I have heard that combining prologic with Dolby headphone create complete surround for stereo (Prologic converting stereo to 5.1 but doest it require the source to be prologic encoded ?
6) Also can we combine two DSPs togather like dolby prologic + dolby headphone . Will it create unnatural echo? How can it be done in my setup (i do not see i can use prologic + DH togather in my realtek drver setting)...
7) SO is dolby headphone good ? will it degrade my listening experience?
1) Whether DSPs help or hinder the listening experience is for YOU to decide. In the context of music, though, it will unquestionably distort the original signal; whether it's a pleasing distortion or not is something you have to decide for yourself. (Note that some people do like a bit of euphonic distortion in their music.)
3) That depends on what you mean by a "good listening experience". Are you fine with the usual headphone presentation, or do you think it should sound more like stereo speakers in front of you?
4) By their nature, headphone surround mixing technologies tend to make things sound a bit different as a nature of the spatial processing. Might come across as a bit less "clear", for lack of better words. Dolby Headphone in particular also seems to reduce the treble just a bit and dial up the bass a bit.

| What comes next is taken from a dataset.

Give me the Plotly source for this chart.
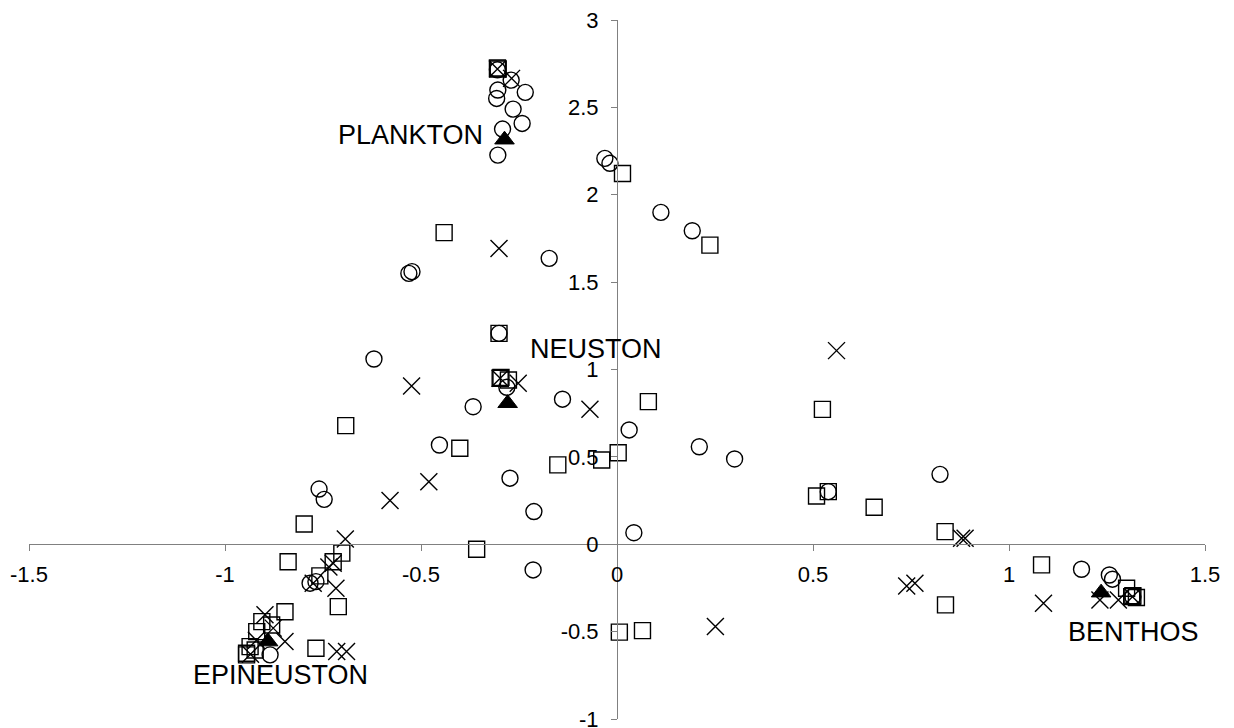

5) DH naturally works best with 5.1/7.1 sources since the general point is to deliver that listening experience over headphones. With only stereo sources, you only get the experience of two speakers in front of you. Some people may actually find that pleasing for music, but most of us around here use DH as a means of getting a situational awareness advantage in games, for which a stereo source signal would be useless.
Note that a Dolby Pro Logic-encoded signal is NOT strict stereo, and as such a proper decoder can retrieve the extra channels and use that for a Dolby Headphone mix. It's naturally not as good as a discrete channel mix like Dolby Digital due to crosstalk in the two channels, but it does work.
6) You can chain together all the DSPs you want, but the effects may not be desirable depending on what those DSPs are doing. In your example, you shouldn't need Dolby Pro Logic at all unless you're trying to get a surround source to an external Dolby Headphone DSP and can't use S/PDIF to do so.
7) I think it's good...for gaming, anyway. I don't use it or any other headphone surround tech for music.